▶ _Exercise aim_
Search the material for the word "chart" and report each line where it turns up.

— Begin —

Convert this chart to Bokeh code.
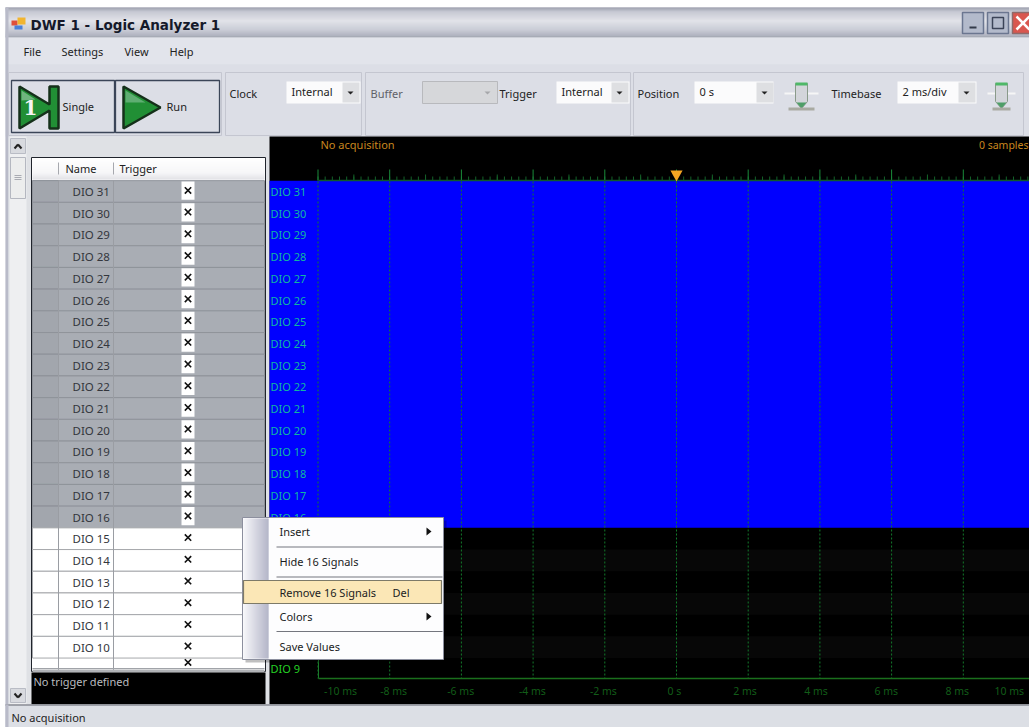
from bokeh.plotting import figure
from bokeh.models import Range1d
from bokeh.core.properties import value
from bokeh.embed import file_html
from bokeh.resources import INLINE

# ---- chart content -------------------------------------------------
title_text = "DWF 1 - Logic Analyzer 1"
menu_names = ["File", "Settings", "View", "Help"]
selected_signals = [31, 30, 29, 28, 27, 26, 25, 24, 23, 22, 21, 20, 19, 18, 17, 16]
plain_signals = [15, 14, 13, 12, 11, 10]
visible_plot_labels = [31, 30, 29, 28, 27, 26, 25, 24, 23, 22, 21, 20, 19, 18, 17, 16, 9]
major_ms = [-10, -8, -6, -4, -2, 0, 2, 4, 6, 8, 10]
tick_labels = ["-10 ms", "-8 ms", "-6 ms", "-4 ms", "-2 ms", "0 s", "2 ms", "4 ms", "6 ms", "8 ms", "10 ms"]
label_ms = [-9.37, -7.89, -6.02, -4.02, -2.04, -0.06, 1.91, 3.89, 5.85, 7.83, 9.28]
menu_items = ["Insert", "Hide 16 Signals", "Remove 16 Signals", "Colors", "Save Values"]
trigger_ms = 0

SANS = "Noto Sans"
W, H = 1029, 727
p = figure(width=W, height=H, x_range=Range1d(0, W), y_range=Range1d(H, 0),
           output_backend="svg", toolbar_location=None, x_axis_type=None, y_axis_type=None,
           min_border=0, outline_line_color=None, background_fill_color="white",
           border_fill_color="white")
p.grid.visible = False
p.extra_x_ranges["time"] = Range1d((0 - 676) / 35.85, (W - 676) / 35.85)
p.extra_y_ranges["row"] = Range1d(31 - (H - 191) / 21.7, 31 + 191 / 21.7)


def rect(x0, y0, x1, y1, fill, line=None, lw=1, **kw):
    return p.quad(left=[x0], right=[x1], top=[y0], bottom=[y1], fill_color=fill,
                  line_color=line, line_width=lw, **kw)


def hex2(c):
    return [int(c[i:i + 2], 16) for i in (1, 3, 5)]


def vgrad(x0, x1, stops):
    for (y0, c0), (y1, c1) in zip(stops, stops[1:]):
        a, b = hex2(c0), hex2(c1)
        for y in range(y0, y1):
            t = (y - y0) / max(1, y1 - y0)
            col = "#%02x%02x%02x" % tuple(int(a[i] + (b[i] - a[i]) * t) for i in range(3))
            rect(x0, y, x1, y + 1, col)


def hgrad(y0, y1, x0, x1, c0, c1):
    a, b = hex2(c0), hex2(c1)
    for x in range(x0, x1):
        t = (x - x0) / (x1 - x0)
        col = "#%02x%02x%02x" % tuple(int(a[i] + (b[i] - a[i]) * t) for i in range(3))
        rect(x, y0, x + 1, y1, col)


def lbl(x, y, t, color="#222222", size=11, font=SANS, style="normal", align="left", **kw):
    p.text(x=[x], y=[y], text=[t], text_color=color, text_font=value(font),
           text_font_size=f"{size}px", text_font_style=style, text_align=align,
           text_baseline="middle", **kw)


def line(x0, y0, x1, y1, color, lw=1, dash="solid", **kw):
    p.line(x=[x0, x1], y=[y0, y1], line_color=color, line_width=lw, line_dash=dash, **kw)


def combo(x0, x1, text, arrow_x, y0=81, y1=103):
    rect(x0, y0, x1, y1, "#fbfbfc")
    rect(arrow_x - 8, y0 + 1, arrow_x + 9, y1 - 1, "#dedfe2")
    lbl(x0 + 5, 91, text)
    p.patch([arrow_x - 3, arrow_x + 3, arrow_x], [91, 91, 94], fill_color="#222222", line_color=None)


def slider(cx, hw, bar_hw):
    line(cx - hw, 93, cx + hw, 93, "#f6f6f6", 2)
    p.patch([cx - 6, cx + 6, cx + 6, cx, cx - 6], [83, 83, 101, 108, 101],
            fill_color="#d3d5da", line_color="#8a9a8a")
    rect(cx - 6, 82, cx + 6, 85, "#4fb868")
    p.patch([cx - 5, cx, cx + 5], [102, 108, 102], fill_color="#4f9e68", line_color=None)
    rect(cx - bar_hw, 107, cx + bar_hw, 110, "#a9aaa2")


# ---- window frame ---------------------------------------------------
rect(5, 7, W, H, "#dde0e7")
vgrad(5, W, [(7, "#8d8fa0"), (11, "#c0c2cd"), (20, "#e3e4ea"), (29, "#c4c6d1"), (35, "#a0a3b2"), (37, "#80838f")])
rect(5, 37, W, 64, "#e2e4eb")
rect(5, 64, W, 136, "#dcdee6")
rect(5, 7, 8, H, "#b9bbc9")

# title icon + text
rect(11, 20, 17, 25, "#e0503a")
rect(17, 17, 25, 24, "#f2b530")
rect(14, 25, 22, 29, "#4a80d8")
lbl(30, 24, title_text, "#15192a", 13.5, "DejaVu Sans", "bold")
# window buttons
for x0, x1 in ((962, 983), (987, 1008)):
    p.quad(left=[x0], right=[x1], top=[12], bottom=[33], fill_color="#b3bacb",
           line_color="#6b7690", line_width=1.5)
rect(969, 26, 976, 28, "#333a4a")
rect(992, 17, 1003, 28, None, "#3c4458", 1.5)
p.quad(left=[1012], right=[1032], top=[12], bottom=[33], fill_color="#d9574f",
       line_color="#8f6a6a", line_width=1.5)
line(1016, 16, 1029, 29, "white", 2.5)
line(1016, 29, 1029, 16, "white", 2.5)

# menus
for name, x in zip(menu_names, (23, 61, 124, 169)):
    lbl(x, 51, name)

# toolbar groups
for x0, x1 in ((8, 221), (225, 361), (365, 630), (633, 1023)):
    p.quad(left=[x0], right=[x1], top=[72], bottom=[135], fill_color="#dcdee6",
           line_color="#c4c6d0", line_width=1)
for x0, x1 in ((11, 114), (115, 219)):
    rect(x0, 80, x1, 132, "#dcdee6", "#3b4558", 1.3)
# single icon
p.patch([19, 49, 49, 58, 58, 49, 49, 19], [86, 104, 86, 86, 128, 128, 110, 128],
        fill_color="#218f35", line_color="#15301a", line_width=2.5)
p.patch([21, 35, 21], [90, 99, 100], fill_color="#6fb57e", line_color=None)
lbl(30, 107, "1", "#f4f4f4", 20, "DejaVu Serif", "bold", "center")
lbl(62, 106, "Single")
# run icon
p.patch([123, 160, 123], [86, 107, 128], fill_color="#218f35", line_color="#15301a", line_width=2.5)
p.patch([125, 145, 125], [90, 102, 102], fill_color="#5fae72", line_color=None)
lbl(166, 106, "Run")

lbl(229, 93, "Clock")
combo(286, 360, "Internal", 350)
lbl(370, 93, "Buffer", "#5f6168")
rect(422, 81, 497, 103, "#d6d7da", "#b8b9bd")
p.patch([484, 490, 487], [91, 91, 94], fill_color="#a6a7aa", line_color=None)
lbl(499, 93, "Trigger")
combo(556, 629, "Internal", 619)
lbl(637, 93, "Position")
combo(694, 773, "0 s", 764)
slider(801, 17, 13)
lbl(831, 93, "Timebase")
combo(897, 976, "2 ms/div", 966)
slider(1001, 14, 9)

# ---- left panel -----------------------------------------------------
rect(8, 136, 269, 705, "#dfe1e5")
rect(9, 136, 26, 705, "#eeeff1")
rect(10, 138, 25, 153, "#d8dadf", "#b9bcc5")
line(14, 148, 17.5, 144, "#222222", 2); line(17.5, 144, 21, 148, "#222222", 2)
rect(10, 157, 25, 198, "#eceded", "#b4b7c0")
for yy in (175, 177, 179):
    line(14, yy, 21, yy, "#a9abb2")
rect(10, 688, 25, 702, "#d8dadf", "#b9bcc5")
line(14, 693, 17.5, 697, "#222222", 2); line(17.5, 697, 21, 693, "#222222", 2)

rect(31, 157, 265, 671, "#ffffff", "#20242c", 1)
vgrad(32, 264, [(158, "#ffffff"), (172, "#f4f4f6"), (179, "#d8d9de")])
line(58, 162, 58, 174, "#a6a8ae")
line(113, 162, 113, 174, "#a6a8ae")
lbl(65, 168, "Name", size=11)
lbl(119, 168, "Trigger", size=11)

for n in selected_signals:
    p.quad(left=[32], right=[264], top=[n + 0.5], bottom=[n - 0.5], y_range_name="row",
           fill_color="#a9adb4", line_color="#8f939a")
    p.quad(left=[32], right=[58], top=[n + 0.5], bottom=[n - 0.5], y_range_name="row",
           fill_color="#a2a6ad", line_color="#8f939a")
    p.quad(left=[181], right=[194], top=[n + 0.46], bottom=[n - 0.38], y_range_name="row",
           fill_color="#ffffff", line_color=None)
for n in plain_signals:
    p.quad(left=[32], right=[264], top=[n + 0.5], bottom=[n - 0.5], y_range_name="row",
           fill_color="#ffffff", line_color="#a6a8ac")
line(58, 180, 58, 670, "#9a9da3")
line(113, 180, 113, 670, "#9a9da3")
line(32, 668, 264, 668, "#a0a3a8")
rect(32, 669, 264, 672, "#b0b2b6")

for n in selected_signals + plain_signals:
    p.text(x=[72], y=[n], y_range_name="row", text=[f"DIO {n}"], text_color="#33363c",
           text_font=value(SANS), text_font_size="11.5px", text_baseline="middle")
    p.scatter(x=[187.5], y=[n + 0.05], y_range_name="row", marker="x", size=9,
              line_color="#111111", line_width=1.6)
p.scatter(x=[187.5], y=[9.3], y_range_name="row", marker="x", size=9, line_color="#111111", line_width=1.6)

rect(31, 672, 265, 704, "#000000")
lbl(33, 681, "No trigger defined", "#b9bbbf", 11)

# ---- logic analyzer plot -------------------------------------------
rect(269, 136, W, 704, "#000000")
lbl(320, 144, "No acquisition", "#c8871f", 11)
lbl(1028, 144, "0 samples", "#c8871f", 10.5, align="right")

# selected rows and faint row bands
p.quad(left=[269], right=[W], top=[max(selected_signals) + 0.5], bottom=[min(selected_signals) - 0.5],
       y_range_name="row", fill_color="#0000ff", line_color=None)
for n in plain_signals + [9]:
    if n % 2 == 0:
        p.quad(left=[318], right=[W], top=[n + 0.5], bottom=[n - 0.5], y_range_name="row",
               fill_color="#070707", line_color=None)

# ruler
minor = [m / 5 for m in range(-50, 51)]
p.segment(x0=minor, x1=minor, y0=[176] * len(minor), y1=[180] * len(minor), x_range_name="time",
          line_color="#146228", line_width=1)
half = [m + 1 for m in major_ms[:-1]]
p.segment(x0=half, x1=half, y0=[174] * len(half), y1=[180] * len(half), x_range_name="time",
          line_color="#146228", line_width=1)
p.segment(x0=major_ms, x1=major_ms, y0=[169] * len(major_ms), y1=[180] * len(major_ms), x_range_name="time",
          line_color="#1a8a3a", line_width=1)
line(318, 180, W, 180, "#0f5a2a", 1.5)

# dashed time grid
p.segment(x0=major_ms, x1=major_ms, y0=[181] * len(major_ms), y1=[678] * len(major_ms), x_range_name="time",
          line_color="#127a2a", line_width=1, line_dash="2 2")
line(318, 528, 318, 678, "#1a7a2a", 1)
line(318, 678, W, 678, "#1a6f1c", 1.5)
p.patch([trigger_ms - 0.17, trigger_ms + 0.17, trigger_ms], [170, 170, 181], x_range_name="time",
        fill_color="#f5a623", line_color=None)

for n in visible_plot_labels:
    col = "#10b8a0" if n in selected_signals else "#25d125"
    p.text(x=[270], y=[n], y_range_name="row", text=[f"DIO {n}"], text_color=col,
           text_font=value(SANS), text_font_size="11px", text_baseline="middle")
p.text(x=label_ms, y=[690] * len(label_ms), text=tick_labels, x_range_name="time",
       text_color="#125c18", text_font=value(SANS), text_font_size="10.5px",
       text_align="center", text_baseline="middle")

# ---- context menu ---------------------------------------------------
rect(245, 520, 446, 662, "#000000", fill_alpha=0.25)
rect(242, 517, 443, 659, "#fdfdfe", "#8c8f9e")
hgrad(518, 658, 243, 268, "#f4f4f8", "#9b9db5")
for yy in (546.5, 576.5, 631):
    line(276, yy, 442, yy, "#74767e", 1.2)
rect(243, 580, 441, 603, "#fbe7b6", "#7d7a68", 1.2)
item_y = [531, 561, 592, 616, 646]
for t, yy in zip(menu_items, item_y):
    lbl(279, yy, t, "#1a1c22", 11)
lbl(392, 592, "Del", "#1a1c22", 11)
for yy in (531, 616):
    p.patch([426, 426, 431], [527, 535, 531] if yy == 531 else [612, 620, 616],
            fill_color="#111111", line_color=None)

# status bar
rect(5, 704, W, H, "#dcdfe5")
line(5, 704.5, W, 704.5, "#8a8d95", 1.5)
rect(5, 704, 8, H, "#b9bbc9")
lbl(11, 717, "No acquisition", "#222222", 11)

open("out.html", "w").write(file_html(p, INLINE))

— End —

▶ _Result of the task_
Convert this chart to Bokeh code.
# ---- chart content -------------------------------------------------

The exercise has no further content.